## [WHAT TO PRODUCE]
Provide an exact copy of the data, excluding the images.

## [DATA SHOWN]
* * *
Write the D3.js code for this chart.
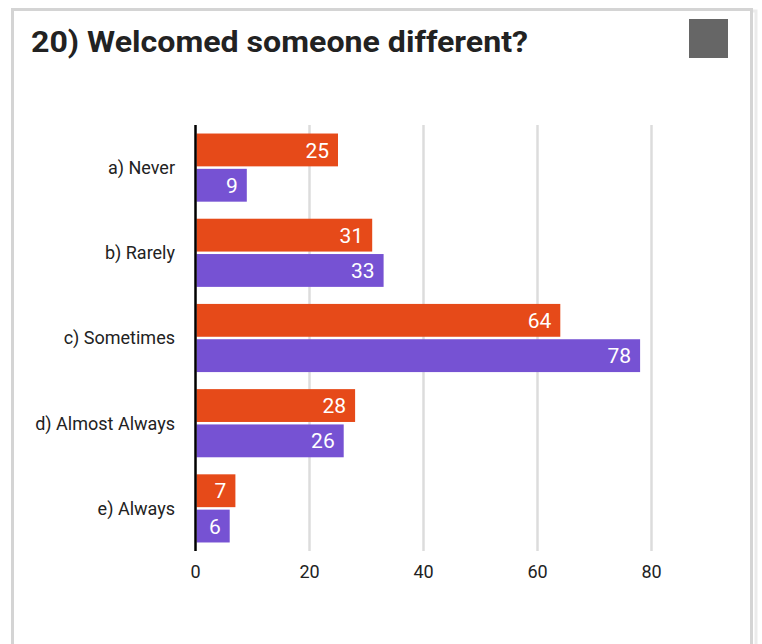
<!DOCTYPE html>
<html><head><meta charset="utf-8">
<script src="https://cdn.jsdelivr.net/npm/d3@7"></script>
<style>html,body{margin:0;padding:0;background:#fff;}svg{display:block;}</style>
</head><body>
<svg id="chart" width="762" height="644"></svg>
<script>
const title = "20) Welcomed someone different?";
const categories = ["a) Never","b) Rarely","c) Sometimes","d) Almost Always","e) Always"];
const seriesA = [25,31,64,28,7];
const seriesB = [9,33,78,26,6];
const xTicks = [0,20,40,60,80];
const colors = ["#E64A19","#7652D3"];

const svg = d3.select("#chart");
const font = "Roboto, 'Noto Sans', sans-serif";

// card
svg.append("rect").attr("x",14).attr("y",11).attr("width",742).attr("height",640)
  .attr("fill","none").attr("stroke","#ebebeb").attr("stroke-width",3);
svg.append("rect").attr("x",12.5).attr("y",9.5).attr("width",739).attr("height",640)
  .attr("fill","#fff").attr("stroke","#d4d4d4").attr("stroke-width",3);

// title
svg.append("text").attr("x",31).attr("y",52).text(title)
  .attr("font-family",font).attr("font-weight","bold").attr("font-size",30).attr("fill","#222")
  .attr("textLength",497).attr("lengthAdjust","spacingAndGlyphs");
svg.append("rect").attr("x",689).attr("y",19).attr("width",39).attr("height",39).attr("fill","#666");

const x = d3.scaleLinear().domain([0,80]).range([195.5,651.5]);
const y = d3.scaleBand().domain(categories).range([125,551]).paddingInner(0.2).paddingOuter(0.1);
const yi = d3.scaleBand().domain([0,1]).range([0,y.bandwidth()]).paddingInner(0.07);

// gridlines
svg.append("g").selectAll("line").data(xTicks.filter(d=>d>0)).join("line")
  .attr("x1",d=>x(d)).attr("x2",d=>x(d)).attr("y1",125).attr("y2",551)
  .attr("stroke","#dcdcdc").attr("stroke-width",2.5);

// tick labels
svg.append("g").selectAll("text").data(xTicks).join("text")
  .attr("x",d=>x(d)).attr("y",578).attr("text-anchor","middle")
  .attr("font-family",font).attr("font-size",18).attr("fill","#222").text(d=>d);

// category labels
svg.append("g").selectAll("text").data(categories).join("text")
  .attr("x",175).attr("y",d=>y(d)+y.bandwidth()/2).attr("dy","0.35em").attr("text-anchor","end")
  .attr("font-family",font).attr("font-size",18).attr("fill","#222").text(d=>d);

// bars
const series = [seriesA, seriesB];
series.forEach((vals,si)=>{
  const g = svg.append("g");
  g.selectAll("rect").data(vals).join("rect")
    .attr("x",x(0)+1).attr("y",(d,i)=>y(categories[i])+yi(si))
    .attr("width",d=>x(d)-x(0)-1).attr("height",yi.bandwidth()).attr("fill",colors[si]);
  g.selectAll("text").data(vals).join("text")
    .attr("x",d=>x(d)-9).attr("y",(d,i)=>y(categories[i])+yi(si)+yi.bandwidth()/2).attr("dy","0.36em")
    .attr("text-anchor","end").attr("font-family",font).attr("font-size",21).attr("fill","#fff").text(d=>d);
});

// axis line
svg.append("line").attr("x1",x(0)).attr("x2",x(0)).attr("y1",125).attr("y2",551)
  .attr("stroke","#000").attr("stroke-width",2.5);
</script>
</body></html>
* * *
## [WRITTEN RESPONSE]
Write the D3.js code for this chart.
<!DOCTYPE html>
<html><head><meta charset="utf-8">
<script src="https://cdn.jsdelivr.net/npm/d3@7"></script>
<style>html,body{margin:0;padding:0;background:#fff;}svg{display:block;}</style>
</head><body>
<svg id="chart" width="762" height="644"></svg>
<script>
const title = "20) Welcomed someone different?";
const categories = ["a) Never","b) Rarely","c) Sometimes","d) Almost Always","e) Always"];
const seriesA = [25,31,64,28,7];
const seriesB = [9,33,78,26,6];
const xTicks = [0,20,40,60,80];
const colors = ["#E64A19","#7652D3"];

const svg = d3.select("#chart");
const font = "Roboto, 'Noto Sans', sans-serif";

// card
svg.append("rect").attr("x",14).attr("y",11).attr("width",742).attr("height",640)
  .attr("fill","none").attr("stroke","#ebebeb").attr("stroke-width",3);
svg.append("rect").attr("x",12.5).attr("y",9.5).attr("width",739).attr("height",640)
  .attr("fill","#fff").attr("stroke","#d4d4d4").attr("stroke-width",3);

// title
svg.append("text").attr("x",31).attr("y",52).text(title)
  .attr("font-family",font).attr("font-weight","bold").attr("font-size",30).attr("fill","#222")
  .attr("textLength",497).attr("lengthAdjust","spacingAndGlyphs");
svg.append("rect").attr("x",689).attr("y",19).attr("width",39).attr("height",39).attr("fill","#666");

const x = d3.scaleLinear().domain([0,80]).range([195.5,651.5]);
const y = d3.scaleBand().domain(categories).range([125,551]).paddingInner(0.2).paddingOuter(0.1);
const yi = d3.scaleBand().domain([0,1]).range([0,y.bandwidth()]).paddingInner(0.07);

// gridlines
svg.append("g").selectAll("line").data(xTicks.filter(d=>d>0)).join("line")
  .attr("x1",d=>x(d)).attr("x2",d=>x(d)).attr("y1",125).attr("y2",551)
  .attr("stroke","#dcdcdc").attr("stroke-width",2.5);

// tick labels
svg.append("g").selectAll("text").data(xTicks).join("text")
  .attr("x",d=>x(d)).attr("y",578).attr("text-anchor","middle")
  .attr("font-family",font).attr("font-size",18).attr("fill","#222").text(d=>d);

// category labels
svg.append("g").selectAll("text").data(categories).join("text")
  .attr("x",175).attr("y",d=>y(d)+y.bandwidth()/2).attr("dy","0.35em").attr("text-anchor","end")
  .attr("font-family",font).attr("font-size",18).attr("fill","#222").text(d=>d);

// bars
const series = [seriesA, seriesB];
series.forEach((vals,si)=>{
  const g = svg.append("g");
  g.selectAll("rect").data(vals).join("rect")
    .attr("x",x(0)+1).attr("y",(d,i)=>y(categories[i])+yi(si))
    .attr("width",d=>x(d)-x(0)-1).attr("height",yi.bandwidth()).attr("fill",colors[si]);
  g.selectAll("text").data(vals).join("text")
    .attr("x",d=>x(d)-9).attr("y",(d,i)=>y(categories[i])+yi(si)+yi.bandwidth()/2).attr("dy","0.36em")
    .attr("text-anchor","end").attr("font-family",font).attr("font-size",21).attr("fill","#fff").text(d=>d);
});

// axis line
svg.append("line").attr("x1",x(0)).attr("x2",x(0)).attr("y1",125).attr("y2",551)
  .attr("stroke","#000").attr("stroke-width",2.5);
</script>
</body></html>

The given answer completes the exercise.